──────── DATASET EXTRACT
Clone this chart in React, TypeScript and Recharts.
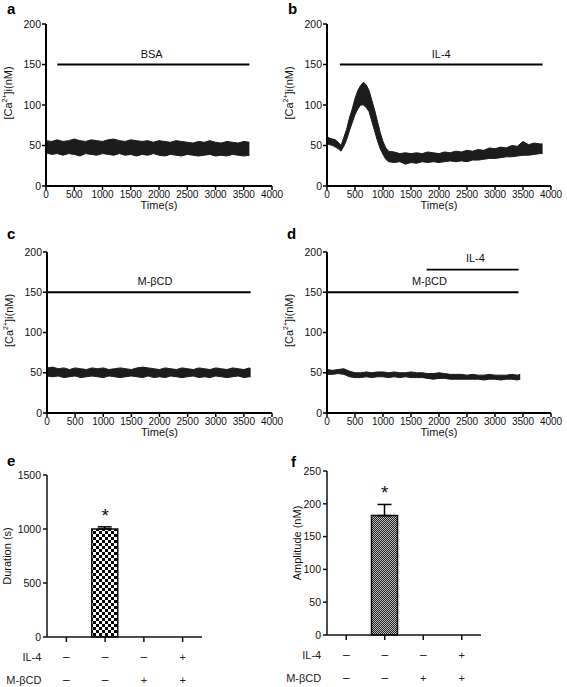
import React from 'react';
import {
  ComposedChart,
  Area,
  XAxis,
  YAxis,
  ReferenceLine,
  ReferenceDot,
  BarChart,
  Bar,
  ErrorBar,
} from 'recharts';

const FONT = '"Liberation Sans", Arial, Helvetica, sans-serif';
const INK = '#111';

const TIME_TICKS = [0, 500, 1000, 1500, 2000, 2500, 3000, 3500, 4000];
const CA_TICKS = [0, 50, 100, 150, 200];

// a: BSA trace, envelope of the noisy [Ca2+]i signal
const A_T = [0, 100, 200, 300, 400, 500, 600, 700, 800, 900, 1000, 1100, 1200, 1300, 1400, 1500, 1600, 1700, 1800, 1900, 2000, 2100, 2200, 2300, 2400, 2500, 2600, 2700, 2800, 2900, 3000, 3100, 3200, 3300, 3400, 3500, 3600];
const A_LO = [41, 39, 40, 38, 40, 39, 37, 40, 39, 38, 40, 39, 38, 40, 38, 39, 37, 39, 38, 40, 38, 37, 39, 38, 37, 39, 38, 37, 38, 39, 37, 38, 37, 39, 38, 37, 38];
const A_HI = [56, 55, 57, 55, 56, 58, 56, 55, 57, 56, 55, 57, 58, 56, 55, 57, 56, 55, 56, 54, 56, 55, 54, 56, 55, 54, 53, 55, 54, 56, 54, 53, 55, 54, 53, 55, 54];

// b: IL-4 trace
const B_T = [0, 50, 100, 150, 200, 250, 300, 350, 400, 450, 500, 550, 600, 650, 700, 750, 800, 850, 900, 950, 1000, 1050, 1100, 1200, 1300, 1400, 1500, 1600, 1700, 1800, 1900, 2000, 2100, 2200, 2300, 2400, 2500, 2600, 2700, 2800, 2900, 3000, 3100, 3200, 3300, 3400, 3500, 3600, 3700, 3800, 3850];
const B_LO = [52, 51, 50, 48, 46, 43, 49, 57, 68, 78, 88, 95, 100, 100, 97, 92, 80, 68, 56, 46, 39, 33, 30, 29, 30, 27, 29, 28, 30, 29, 30, 29, 30, 31, 30, 31, 30, 32, 32, 33, 34, 34, 35, 36, 36, 37, 38, 38, 39, 40, 40];
const B_HI = [61, 59, 58, 57, 54, 50, 60, 70, 84, 95, 108, 118, 124, 128, 125, 118, 106, 94, 80, 66, 55, 47, 43, 42, 40, 41, 40, 41, 40, 42, 41, 40, 42, 41, 43, 42, 44, 43, 45, 44, 47, 46, 48, 47, 50, 49, 55, 51, 53, 52, 52];

// c: M-βCD trace
const C_T = [0, 100, 200, 300, 400, 500, 600, 700, 800, 900, 1000, 1100, 1200, 1300, 1400, 1500, 1600, 1700, 1800, 1900, 2000, 2100, 2200, 2300, 2400, 2500, 2600, 2700, 2800, 2900, 3000, 3100, 3200, 3300, 3400, 3500, 3600, 3620];
const C_LO = [46, 45, 46, 44, 45, 46, 44, 45, 46, 45, 44, 46, 45, 44, 45, 46, 45, 44, 46, 44, 45, 44, 46, 45, 44, 45, 46, 44, 45, 44, 46, 45, 44, 45, 46, 44, 45, 45];
const C_HI = [56, 57, 55, 56, 54, 56, 55, 54, 56, 55, 56, 54, 55, 56, 55, 54, 56, 57, 56, 55, 54, 56, 55, 54, 56, 55, 54, 56, 55, 54, 56, 55, 54, 56, 55, 54, 56, 55];

// d: M-βCD then IL-4 trace
const D_T = [0, 100, 200, 300, 400, 500, 600, 700, 800, 900, 1000, 1100, 1200, 1300, 1400, 1500, 1600, 1700, 1800, 1900, 2000, 2100, 2200, 2300, 2400, 2500, 2600, 2700, 2800, 2900, 3000, 3100, 3200, 3300, 3400, 3450];
const D_LO = [48, 48, 49, 48, 45, 44, 44, 45, 44, 45, 45, 44, 45, 44, 45, 44, 44, 44, 43, 42, 43, 43, 42, 42, 42, 42, 42, 42, 41, 42, 42, 41, 42, 42, 41, 42];
const D_HI = [54, 53, 54, 55, 52, 50, 50, 51, 50, 51, 51, 50, 51, 50, 50, 51, 50, 50, 49, 49, 50, 49, 48, 48, 48, 47, 48, 47, 47, 48, 47, 47, 47, 48, 47, 48];

// treatment bars drawn above the traces
const A_MARKERS = [{ from: 200, to: 3600, y: 150 }];
const A_NOTES = [{ text: 'BSA', x: 1870, y: 163 }];
const B_MARKERS = [{ from: 230, to: 3850, y: 150 }];
const B_NOTES = [{ text: 'IL-4', x: 2040, y: 163 }];
const C_MARKERS = [{ from: 0, to: 3620, y: 150 }];
const C_NOTES = [{ text: 'M-βCD', x: 1920, y: 164 }];
const D_MARKERS = [{ from: 0, to: 3420, y: 150 }, { from: 1780, to: 3420, y: 178 }];
const D_NOTES = [{ text: 'M-βCD', x: 1830, y: 164 }, { text: 'IL-4', x: 2650, y: 192 }];

// e / f summary bars
const GROUPS = ['g1', 'g2', 'g3', 'g4'];
const IL4_SIGNS = ['–', '–', '–', '+'];
const MBCD_SIGNS = ['–', '–', '+', '+'];
const SIG = ['', '*', '', ''];
const DURATION = [0, 1000, 0, 0];
const DURATION_ERR = [0, 20, 0, 0];
const AMPLITUDE = [0, 182, 0, 0];
const AMPLITUDE_ERR = [0, 17, 0, 0];
const DURATION_TICKS = [0, 500, 1000, 1500];
const AMPLITUDE_TICKS = [0, 50, 100, 150, 200, 250];

type Marker = { from: number; to: number; y: number };
type Note = { text: string; x: number; y: number };
type Margin = { top: number; right: number; bottom: number; left: number };

const toBand = (t: number[], lo: number[], hi: number[]) =>
  t.map((x, i) => ({ t: x, band: [lo[i], hi[i]] }));

const toBars = (values: number[], errs: number[]) =>
  GROUPS.map((g, i) => ({ cat: g, v: values[i], err: [0, errs[i]], sig: SIG[i] }));

const CaTitle = ({ viewBox }: any) => {
  const cx = viewBox.x + viewBox.width - 38;
  const cy = viewBox.y + viewBox.height / 2 - 12;
  return (
    <text
      x={cx}
      y={cy}
      transform={`rotate(-90 ${cx} ${cy})`}
      textAnchor="middle"
      dominantBaseline="central"
      fontSize={11}
      fill={INK}
    >
      [Ca<tspan dy={-4} fontSize={7}>2+</tspan>
      <tspan dy={4}>]i(nM)</tspan>
    </text>
  );
};

const TimeTitle = ({ viewBox }: any) => (
  <text
    x={viewBox.x + viewBox.width / 2}
    y={viewBox.y + 19}
    textAnchor="middle"
    dominantBaseline="central"
    fontSize={11}
    fill={INK}
  >
    Time(s)
  </text>
);

const SideTitle = ({ viewBox, text, dx, dy }: any) => {
  const cx = viewBox.x + viewBox.width - dx;
  const cy = viewBox.y + viewBox.height / 2 + dy;
  return (
    <text
      x={cx}
      y={cy}
      transform={`rotate(-90 ${cx} ${cy})`}
      textAnchor="middle"
      dominantBaseline="central"
      fontSize={11}
      fill={INK}
    >
      {text}
    </text>
  );
};

const SignTick = (p: any) => {
  const { x, y, index } = p;
  const r1 = y + 12.5;
  const r2 = y + 35.5;
  return (
    <g fill="#222">
      <text x={x} y={r1} textAnchor="middle" dominantBaseline="central" fontSize={IL4_SIGNS[index] === '+' ? 11 : 12}>
        {IL4_SIGNS[index]}
      </text>
      <text x={x} y={r2} textAnchor="middle" dominantBaseline="central" fontSize={MBCD_SIGNS[index] === '+' ? 11 : 12}>
        {MBCD_SIGNS[index]}
      </text>
      {index === 0 && (
        <>
          <text x={x - 25} y={r1} textAnchor="end" dominantBaseline="central" fontSize={11}>IL-4</text>
          <text x={x - 25} y={r2} textAnchor="end" dominantBaseline="central" fontSize={11}>M-βCD</text>
        </>
      )}
    </g>
  );
};

function TracePanel(props: {
  left: number;
  top: number;
  width: number;
  height: number;
  margin: Margin;
  data: { t: number; band: number[] }[];
  markers: Marker[];
  notes: Note[];
}) {
  const { left, top, width, height, margin, data, markers, notes } = props;
  return (
    <div style={{ position: 'absolute', left, top }}>
      <ComposedChart width={width} height={height} data={data} margin={margin}>
        <XAxis
          dataKey="t"
          type="number"
          domain={[0, 4000]}
          ticks={TIME_TICKS}
          interval={0}
          height={29}
          tickSize={4}
          tickMargin={1}
          axisLine={{ stroke: '#000', strokeWidth: 2 }}
          tickLine={{ stroke: '#000', strokeWidth: 1.5 }}
          tick={{ fontSize: 10, fill: INK }}
          label={(p: any) => <TimeTitle viewBox={p.viewBox} />}
        />
        <YAxis
          type="number"
          domain={[0, 200]}
          ticks={CA_TICKS}
          interval={0}
          width={40}
          tickSize={4}
          tickMargin={1}
          axisLine={{ stroke: '#000', strokeWidth: 2 }}
          tickLine={{ stroke: '#000', strokeWidth: 1.5 }}
          tick={{ fontSize: 10.5, fill: INK }}
          label={(p: any) => <CaTitle viewBox={p.viewBox} />}
        />
        <Area
          dataKey="band"
          type="linear"
          stroke="#1c1c1c"
          strokeWidth={1}
          fill="#1c1c1c"
          fillOpacity={1}
          dot={false}
          activeDot={false}
          isAnimationActive={false}
        />
        {markers.map((m, i) => (
          <ReferenceLine
            key={`m${i}`}
            segment={[{ x: m.from, y: m.y }, { x: m.to, y: m.y }]}
            stroke="#000"
            strokeWidth={1.8}
          />
        ))}
        {notes.map((n, i) => (
          <ReferenceDot
            key={`n${i}`}
            x={n.x}
            y={n.y}
            r={0}
            shape={(p: any) => (
              <text x={p.cx} y={p.cy} textAnchor="middle" dominantBaseline="central" fontSize={11} fill={INK}>
                {n.text}
              </text>
            )}
          />
        ))}
      </ComposedChart>
    </div>
  );
}

function BarPanel(props: {
  left: number;
  top: number;
  width: number;
  height: number;
  margin: Margin;
  values: number[];
  errs: number[];
  ticks: number[];
  title: string;
  titleDx: number;
  titleDy: number;
  patternId: string;
  pattern: React.ReactNode;
}) {
  const { left, top, width, height, margin, values, errs, ticks, title, titleDx, titleDy, patternId, pattern } = props;
  const data = toBars(values, errs);
  return (
    <div style={{ position: 'absolute', left, top }}>
      <BarChart width={width} height={height} data={data} margin={margin}>
        <defs>{pattern}</defs>
        <XAxis
          dataKey="cat"
          interval={0}
          height={50}
          tickSize={5}
          tickMargin={2}
          axisLine={{ stroke: '#111', strokeWidth: 1.5 }}
          tickLine={{ stroke: '#111', strokeWidth: 1.5 }}
          tick={(p: any) => <SignTick {...p} />}
        />
        <YAxis
          type="number"
          domain={[0, ticks[ticks.length - 1]]}
          ticks={ticks}
          interval={0}
          width={40}
          tickSize={4}
          tickMargin={2}
          axisLine={{ stroke: '#111', strokeWidth: 1.5 }}
          tickLine={{ stroke: '#111', strokeWidth: 1.5 }}
          tick={{ fontSize: 10.5, fill: INK }}
          label={(p: any) => <SideTitle viewBox={p.viewBox} text={title} dx={titleDx} dy={titleDy} />}
        />
        <Bar
          dataKey="v"
          barSize={26}
          fill={`url(#${patternId})`}
          stroke="#111"
          strokeWidth={1.5}
          isAnimationActive={false}
        >
          <ErrorBar dataKey="err" direction="y" width={7} stroke="#000" strokeWidth={1.5} />
        </Bar>
        {data
          .filter((d) => d.sig)
          .map((d) => (
            <ReferenceDot
              key={`s${d.cat}`}
              x={d.cat}
              y={d.v + d.err[1]}
              r={0}
              shape={(p: any) => (
                <text x={p.cx} y={p.cy - 5} textAnchor="middle" fontSize={19} fill={INK}>
                  {d.sig}
                </text>
              )}
            />
          ))}
      </BarChart>
    </div>
  );
}

const PANEL_LETTERS = [
  { t: 'a', x: 7, y: 14 },
  { t: 'b', x: 288, y: 14 },
  { t: 'c', x: 7, y: 239 },
  { t: 'd', x: 287, y: 239 },
  { t: 'e', x: 7, y: 466 },
  { t: 'f', x: 291, y: 467 },
];

export default function App() {
  return (
    <div
      style={{
        position: 'absolute',
        left: 0,
        top: 0,
        width: 567,
        height: 687,
        background: '#fff',
        fontFamily: FONT,
        overflow: 'hidden',
      }}
    >
      <TracePanel
        left={0}
        top={0}
        width={283}
        height={215}
        margin={{ top: 24, right: 11, bottom: 0, left: 6 }}
        data={toBand(A_T, A_LO, A_HI)}
        markers={A_MARKERS}
        notes={A_NOTES}
      />
      <TracePanel
        left={283}
        top={0}
        width={284}
        height={215}
        margin={{ top: 24, right: 16, bottom: 0, left: 4 }}
        data={toBand(B_T, B_LO, B_HI)}
        markers={B_MARKERS}
        notes={B_NOTES}
      />
      <TracePanel
        left={0}
        top={228}
        width={283}
        height={215}
        margin={{ top: 24, right: 11, bottom: 1, left: 7 }}
        data={toBand(C_T, C_LO, C_HI)}
        markers={C_MARKERS}
        notes={C_NOTES}
      />
      <TracePanel
        left={283}
        top={228}
        width={284}
        height={215}
        margin={{ top: 24, right: 16, bottom: 1, left: 4 }}
        data={toBand(D_T, D_LO, D_HI)}
        markers={D_MARKERS}
        notes={D_NOTES}
      />
      <BarPanel
        left={0}
        top={450}
        width={283}
        height={237}
        margin={{ top: 25, right: 81, bottom: 0, left: 7 }}
        values={DURATION}
        errs={DURATION_ERR}
        ticks={DURATION_TICKS}
        title="Duration (s)"
        titleDx={40}
        titleDy={0}
        patternId="checkE"
        pattern={
          <pattern id="checkE" width={6} height={6} patternUnits="userSpaceOnUse">
            <rect width={6} height={6} fill="#fff" />
            <rect width={3} height={3} fill="#000" />
            <rect x={3} y={3} width={3} height={3} fill="#000" />
          </pattern>
        }
      />
      <BarPanel
        left={283}
        top={450}
        width={284}
        height={237}
        margin={{ top: 21, right: 86, bottom: 2, left: 4 }}
        values={AMPLITUDE}
        errs={AMPLITUDE_ERR}
        ticks={AMPLITUDE_TICKS}
        title="Amplitude (nM)"
        titleDx={30}
        titleDy={-10}
        patternId="checkF"
        pattern={
          <pattern id="checkF" width={2} height={2} patternUnits="userSpaceOnUse">
            <rect width={2} height={2} fill="#bdbdbd" />
            <rect width={1} height={1} fill="#222" />
            <rect x={1} y={1} width={1} height={1} fill="#222" />
          </pattern>
        }
      />
      <svg
        width={567}
        height={687}
        style={{ position: 'absolute', left: 0, top: 0, pointerEvents: 'none' }}
      >
        {PANEL_LETTERS.map((l) => (
          <text key={l.t} x={l.x} y={l.y} fontSize={15} fontWeight="bold" fill="#000">
            {l.t}
          </text>
        ))}
      </svg>
    </div>
  );
}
────────────────
# WHAT YOU ARE ASKED TO DO:
Copy nothing but the lines from the top of the material through the line holding "const CA_TICKS = [0, 50, 100, 150, 200];", exactly as written; omit pictures.

# TASK RESPONSE:
Clone this chart in React, TypeScript and Recharts.
import React from 'react';
import {
  ComposedChart,
  Area,
  XAxis,
  YAxis,
  ReferenceLine,
  ReferenceDot,
  BarChart,
  Bar,
  ErrorBar,
} from 'recharts';

const FONT = '"Liberation Sans", Arial, Helvetica, sans-serif';
const INK = '#111';

const TIME_TICKS = [0, 500, 1000, 1500, 2000, 2500, 3000, 3500, 4000];
const CA_TICKS = [0, 50, 100, 150, 200];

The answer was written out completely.